Worchestershiresauce

Der Name ist nicht gesetzlich geschützt, sondern eine geografische Herkunftsbezeichnung, da diese Sauce 1837 erstmals in England in der Stadt Worcester hergestellt wurde. Der ursprüngliche Produzent Lea & Perrins wurde inzwischen vom amerikanischen „Heinz“-Konzern aufgekauft; im Handel sind aber auch unter dem Namen „Worchestershiresauce“ Produkte von anderen Herstellern erhältlich. Das Original-Rezept soll ein gewisser Lord Marcus Sandys, der Ex-Gouverneur von Bengalen, 1835 aus Indien mitgebracht haben; doch dieser Name war vermutlich nur eine reine Erfindung zu Werbezwecken.

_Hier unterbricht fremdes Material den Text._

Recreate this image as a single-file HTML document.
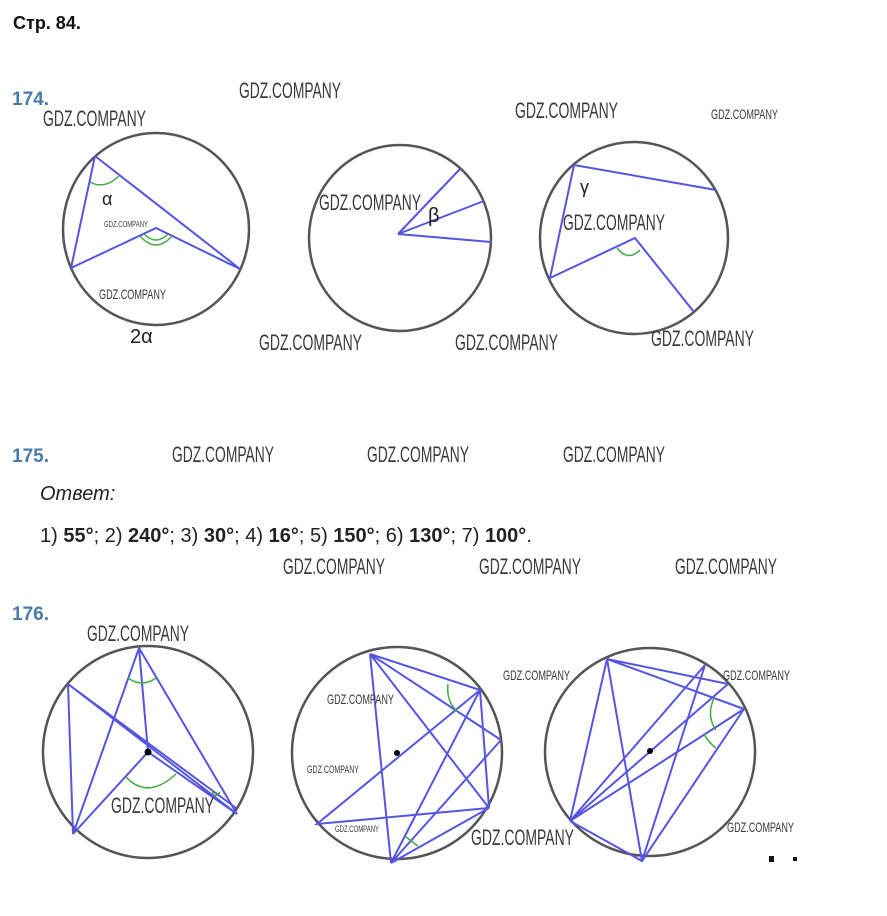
<!DOCTYPE html>
<html><head><meta charset="utf-8"><style>
html,body{margin:0;padding:0;background:#fff;width:887px;height:916px;overflow:hidden}
svg{position:absolute;left:0;top:0}
.w{font-family:"Liberation Sans",sans-serif;fill:#3a3a3a}
.b{font-family:"Liberation Sans",sans-serif;font-weight:bold;fill:#4a7aa8;font-size:19px}
.c{fill:none;stroke:#555;stroke-width:2.5}
.l{stroke:#5555e0;stroke-width:2;fill:none}
.g{stroke:#44aa44;stroke-width:1.5;fill:none}
</style></head><body>
<svg width="887" height="916" xmlns="http://www.w3.org/2000/svg">
<text x="13" y="29" font-family="Liberation Sans,sans-serif" font-weight="bold" font-size="18" fill="#111">Стр. 84.</text>
<text x="12" y="105" class="b">174.</text>
<text x="12" y="462" class="b">175.</text>
<text x="12" y="620" class="b">176.</text>
<text x="40" y="500" font-family="Liberation Sans,sans-serif" font-style="italic" font-size="20" fill="#222">Ответ:</text>
<text x="40" y="542" font-family="Liberation Sans,sans-serif" font-size="20" fill="#222">1) <tspan font-weight="bold">55°</tspan>; 2) <tspan font-weight="bold">240°</tspan>; 3) <tspan font-weight="bold">30°</tspan>; 4) <tspan font-weight="bold">16°</tspan>; 5) <tspan font-weight="bold">150°</tspan>; 6) <tspan font-weight="bold">130°</tspan>; 7) <tspan font-weight="bold">100°</tspan>.</text>

<!-- 174 -->
<ellipse class="c" cx="156" cy="229" rx="93" ry="96"/>
<path class="l" d="M95,156 L71,268 L156,228 L240,269 L95,156"/>
<path class="g" d="M90,182 Q104,190 119,176"/>
<path class="g" d="M140,236 Q156,254 172,236 M144,234 Q156,246 168,234"/>
<text x="102" y="205" font-family="Liberation Sans,sans-serif" font-size="18" fill="#222">α</text>
<text x="130" y="343" font-family="Liberation Sans,sans-serif" font-size="20" fill="#222">2α</text>

<ellipse class="c" cx="400" cy="238" rx="91" ry="93"/>
<path class="l" d="M460,169 L398,234 L484,201 M398,234 L491,242"/>
<text x="428" y="222" font-family="Liberation Sans,sans-serif" font-size="20" fill="#222">β</text>

<ellipse class="c" cx="634" cy="238" rx="94" ry="96"/>
<path class="l" d="M716,190 L574,165 L550,278 L635,238 L694,312"/>
<path class="g" d="M617,248 Q628,262 640,250"/>
<text x="580" y="193" font-family="Liberation Sans,sans-serif" font-size="18" fill="#222">γ</text>

<!-- 176 -->
<ellipse class="c" cx="148" cy="752" rx="105" ry="106"/>
<path class="l" d="M139,648 L73,834 L68,684 L237,814 L139,648 L148,752 M68,684 L236,808 M73,834 L148,752 L237,814"/>
<path class="g" d="M128,678 Q142,688 156,678 M126,777 Q148,800 176,774 M212,790 Q214,800 220,792"/>
<circle cx="148" cy="752" r="3.5" fill="#000"/>

<ellipse class="c" cx="397" cy="753" rx="105" ry="106"/>
<path class="l" d="M370,654 L391,863 M370,654 L489,808 M370,654 L501,740 M370,654 L480,690 L391,863 M480,690 L317,824 L489,808 L391,863 L501,740 M480,690 L489,808"/>
<path class="g" d="M448,684 Q446,702 458,712 M405,836 Q412,842 418,846"/>
<circle cx="397" cy="753" r="3" fill="#000"/>

<ellipse class="c" cx="650" cy="752" rx="105" ry="104"/>
<path class="l" d="M607,659 L728,684 M607,659 L744,709 M607,659 L570,821 M607,659 L642,861 M705,665 L570,821 M728,684 L570,821 M744,709 L570,821 M744,709 L642,861 L570,821 M705,665 L642,861"/>
<path class="g" d="M714,698 Q706,716 716,730 M704,734 Q708,742 716,748"/>
<circle cx="650" cy="751" r="3" fill="#000"/>
<rect x="769" y="856" width="5" height="6" fill="#111"/><rect x="793" y="857" width="4" height="4" fill="#111"/>

<!-- watermarks -->
<g class="w">
<text x="43" y="126" font-size="22" textLength="103" lengthAdjust="spacingAndGlyphs">GDZ.COMPANY</text>
<text x="239" y="98" font-size="22" textLength="102" lengthAdjust="spacingAndGlyphs">GDZ.COMPANY</text>
<text x="515" y="118" font-size="22" textLength="103" lengthAdjust="spacingAndGlyphs">GDZ.COMPANY</text>
<text x="711" y="119" font-size="14" textLength="67" lengthAdjust="spacingAndGlyphs">GDZ.COMPANY</text>
<text x="319" y="210" font-size="22" textLength="102" lengthAdjust="spacingAndGlyphs">GDZ.COMPANY</text>
<text x="104" y="227" font-size="8" textLength="44" lengthAdjust="spacingAndGlyphs">GDZ.COMPANY</text>
<text x="563" y="230" font-size="22" textLength="102" lengthAdjust="spacingAndGlyphs">GDZ.COMPANY</text>
<text x="99" y="299" font-size="14" textLength="67" lengthAdjust="spacingAndGlyphs">GDZ.COMPANY</text>
<text x="259" y="350" font-size="22" textLength="103" lengthAdjust="spacingAndGlyphs">GDZ.COMPANY</text>
<text x="455" y="350" font-size="22" textLength="103" lengthAdjust="spacingAndGlyphs">GDZ.COMPANY</text>
<text x="651" y="346" font-size="22" textLength="103" lengthAdjust="spacingAndGlyphs">GDZ.COMPANY</text>
<text x="172" y="462" font-size="22" textLength="102" lengthAdjust="spacingAndGlyphs">GDZ.COMPANY</text>
<text x="367" y="462" font-size="22" textLength="102" lengthAdjust="spacingAndGlyphs">GDZ.COMPANY</text>
<text x="563" y="462" font-size="22" textLength="102" lengthAdjust="spacingAndGlyphs">GDZ.COMPANY</text>
<text x="283" y="574" font-size="22" textLength="102" lengthAdjust="spacingAndGlyphs">GDZ.COMPANY</text>
<text x="479" y="574" font-size="22" textLength="102" lengthAdjust="spacingAndGlyphs">GDZ.COMPANY</text>
<text x="675" y="574" font-size="22" textLength="102" lengthAdjust="spacingAndGlyphs">GDZ.COMPANY</text>
<text x="87" y="641" font-size="22" textLength="102" lengthAdjust="spacingAndGlyphs">GDZ.COMPANY</text>
<text x="503" y="680" font-size="14" textLength="67" lengthAdjust="spacingAndGlyphs">GDZ.COMPANY</text>
<text x="723" y="680" font-size="14" textLength="67" lengthAdjust="spacingAndGlyphs">GDZ.COMPANY</text>
<text x="327" y="704" font-size="14" textLength="67" lengthAdjust="spacingAndGlyphs">GDZ.COMPANY</text>
<text x="307" y="773" font-size="11" textLength="52" lengthAdjust="spacingAndGlyphs">GDZ.COMPANY</text>
<text x="111" y="813" font-size="22" textLength="103" lengthAdjust="spacingAndGlyphs">GDZ.COMPANY</text>
<text x="335" y="832" font-size="9" textLength="44" lengthAdjust="spacingAndGlyphs">GDZ.COMPANY</text>
<text x="471" y="845" font-size="22" textLength="103" lengthAdjust="spacingAndGlyphs">GDZ.COMPANY</text>
<text x="727" y="832" font-size="14" textLength="67" lengthAdjust="spacingAndGlyphs">GDZ.COMPANY</text>
</g>
</svg>
</body></html>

Das Ur-Rezept listet Essig, Melasse, Zucker, Sardellen, Tamarinden-Extrakt, Zwiebeln, Knoblauch und verschiedene Gewürze und natürliche Aromen auf; die Sauce muss dann über einen längeren Zeitraum in einem geschlossen Behälter fermentieren. Verschiedene Hersteller setzen auch Wasser, Senfkörner, Sojasauce, Senf, Pfeffer und Fruchtmark hinzu. In der britischen Küche verwendet man diese Sauce zu Fleischgerichten und Ragout fin.